Take for example the fetishes or totemic forms that can be seen in Babel (Shambles), (2010), the composition of white boxes by Saâdane Afif, in Prismatique (P3), Raphaël Zarka’s oak and concrete composition from 2012, in the ghostly tree trunk signed by Didier Marcel (Colonne (hêtre), 2010), in Dead Domesticity Zone (Redux), the skull made from carpet created by Didier Faustino last year, or the mask "à l’africaine", which Franck Scurti made from thermoformed plastic (White Memory F, 2007). Each of these contemporary 'arguments' respond to Composition horizontale –verticale, a geometric watercolour painted in 1916 by Sophie Taeuber-Arp, the luscious and delicate pristine plaster by Jean Arp (Propriétaire du tonneau de Heidelberg, 1962), or the dissonant associations of the collage Aus der Sammlung: Aus einem Ethnographischen Museum, No. IX, made in 1929 by Hannah Höch. One could write a narrative about these few works, based on their visual, formal, and especially intellectual affinities, which were obvious to the gallery curators that selected them.
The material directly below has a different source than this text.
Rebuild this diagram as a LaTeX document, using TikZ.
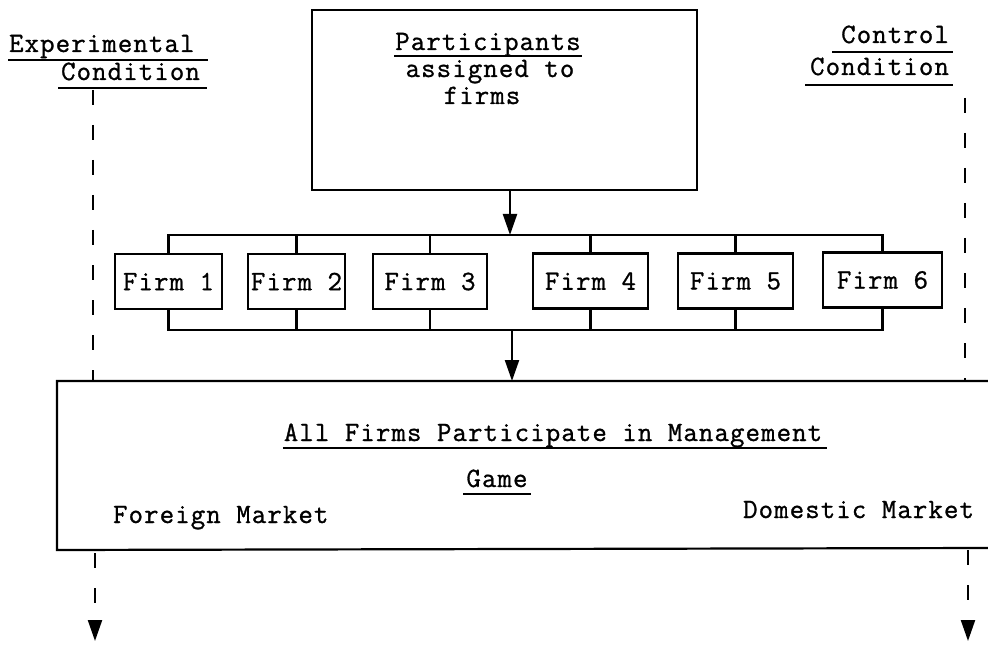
\documentclass[tikz,border=0pt]{standalone}
\usepackage{fontspec}
\newfontfamily\typewriter{Latin Modern Mono}[LetterSpace=4,FakeBold=1]
\usetikzlibrary{arrows.meta}
\begin{document}
\begin{tikzpicture}[x=1pt,y=-1pt,
  font=\fontsize{28}{33}\selectfont\typewriter,
  line width=2.2pt,
  lbl/.style={inner sep=0pt},
  firm/.style={draw, minimum height=55pt, inner xsep=3pt, inner ysep=0pt},
  flow/.style={-{Triangle[length=21pt,width=14pt]}},
  cond/.style={dash pattern=on 15pt off 20pt},
  uline/.style={line width=1.8pt}
]
\useasboundingbox (0,0) rectangle (988,647);

% condition headings
\node[lbl, anchor=base west] (exp)  at (8,52)  {Experimental};
\node[lbl, anchor=base west] (expc) at (60,80) {Condition};
\draw[uline] ([yshift=-8pt]exp.base west)  -- ([xshift=12pt,yshift=-8pt]exp.base east);
\draw[uline] ([xshift=-2pt,yshift=-8pt]expc.base west) -- ([xshift=6pt,yshift=-8pt]expc.base east);

\node[lbl, anchor=base east] (ctl)  at (950,43) {Control};
\node[lbl, anchor=base east] (ctlc) at (950,75) {Condition};
\draw[uline] ([xshift=-8pt,yshift=-9pt]ctl.base west) -- ([xshift=3pt,yshift=-9pt]ctl.base east);
\draw[uline] ([xshift=-4pt,yshift=-10pt]ctlc.base west) -- ([xshift=3pt,yshift=-10pt]ctlc.base east);

% participants box
\node[draw, minimum width=385pt, minimum height=180pt, inner sep=0pt] (pbox) at (504.5,100) {};
\node[lbl, anchor=base] (p1) at (488,50) {Participants};
\node[lbl, anchor=base] (p2) at (490,77) {assigned to};
\node[lbl, anchor=base] (p3) at (482,104) {firms};
\draw[uline] ([yshift=-6pt]p1.base west) -- ([yshift=-6pt]p1.base east);

% firms
\node[firm, minimum width=107pt] (f1) at (168.5,281.5) {Firm 1};
\node[firm, minimum width=97pt]  (f2) at (296.5,281.5) {Firm 2};
\node[firm, minimum width=114pt] (f3) at (430,281.5)   {Firm 3};
\node[firm, minimum width=115pt] (f4) at (590.5,281)   {Firm 4};
\node[firm, minimum width=115pt] (f5) at (735.5,281)   {Firm 5};
\node[firm, minimum width=119pt] (f6) at (882.5,280)   {Firm 6};

\coordinate (bt) at (0,235);
\coordinate (bb) at (0,330);

% distribution bus
\draw (f1.north) |- (f6.north |- bt) -- (f6.north);
\foreach \f in {f2,f3,f4,f5} \draw (\f.north) -- (\f.north |- bt);
\draw[flow] ([xshift=5.5pt]pbox.south) -- ([xshift=5.5pt]pbox.south |- bt);

% collection bus
\draw (f1.south) |- (f6.south |- bb) -- (f6.south);
\foreach \f in {f2,f3,f4,f5} \draw (\f.south) -- (\f.south |- bb);

% management game box (open on the right)
\coordinate (gtl) at (57,381);
\coordinate (gbl) at (57,550);
\coordinate (gtr) at (988,381);
\coordinate (gbr) at (988,548);
\draw (gtr) -- (gtl) -- (gbl) -- (gbr);

\coordinate (m2) at (512,330);
\draw[flow] (m2) -- (m2 |- gtl);

\node[lbl, anchor=base] (allf) at (553,441) {All Firms Participate in Management};
\draw[uline] ([yshift=-7pt]allf.base west) -- ([xshift=4pt,yshift=-7pt]allf.base east);
\node[lbl, anchor=base] (game) at (497,487) {Game};
\draw[uline] ([xshift=-2pt,yshift=-7pt]game.base west) -- ([xshift=2pt,yshift=-7pt]game.base east);
\node[lbl, anchor=base west] (fm) at (112,523) {Foreign Market};
\node[lbl, anchor=base west] (dm) at (742,518) {Domestic Market};

% condition flows
\coordinate (lt) at (93,90);
\coordinate (rt) at (965,98);
\draw[cond] (lt) -- (lt |- gtl);
\draw[cond] (rt) -- (rt |- gtr);

\coordinate (lb) at (95,553);
\coordinate (lend) at (95,641);
\coordinate (rb) at (968,550);
\coordinate (rend) at (968,641);
\draw[cond, flow] (lb) -- (lend);
\draw[cond, flow] (rb) -- (rend);
\end{tikzpicture}
\end{document}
Museum exhibitions are almost always conceived based on a selection that is well tested, thematic, monographic or chronological. In recent years, art centres have been tempted to encourage artists to take responsibility for the subjectivity of their choice. This freedom is not always taken on by the curators, who are made to act like authors – as if this is an important word! In a gallery, freedom is left up to the owner. If they want to "make" the authors, they can. Natalie Seroussi and Michel Rein might not have not been left deprived by having their "stories" cluttering up the works. Of the 12 participants selected by the galleries, eleven are shared between the two. But they do not share the same affinities.

Love Me Tender (2000), Didier Faustino’s sadistic chair that gleams with devilish beauty, shares the space with three constructionist lamps of aluminium by Le Chevallier (1920), a photograph of Gordon Matta-Clark’s architectural deconstruction (Conical Intersect, 1975), and Off the Grid, which is a worksite grill recovered and then plated with gold and boa skin by Franck Scurti in 2013. The space becomes a conceptual proof that creates more than just a formal acquaintance between the works, but instead provides an artistic orthodoxy that is a mainstay of the works.
And it's almost a happy ending when Natalie Seroussi offers a Metaphysical drawing by De Chirico from 1917 next to the delicate Forme à clé, which Raphaël Zarka photographed on the same palette of the Italian painter in the latter’s studio. To be clear, this exhibition has not been designed by accident, but rather by powerful intuition.

It has taken the eyes of two galleries to develop this dialogue, which is like sending smoke signals from one side of the river to the other, in codes that are specific to each and indecipherable to the everyman. But in the end, in the beauty of this gesture we find understanding. For what fulfils the interest of this game is that it leaves its place and responsibility to the visitor, who can never be in both places at the same time. The spectator will be forced to see, to leave, to forget, and to remember, as they leave one to reach the other, or be satisfied with just one half. I myself have done nothing more than play a part with the notes of others, but the little music that comes out belongs to me. This is the gift that “Walkie-Talkie" offers to its visitors: that of inviting them to create dialogue.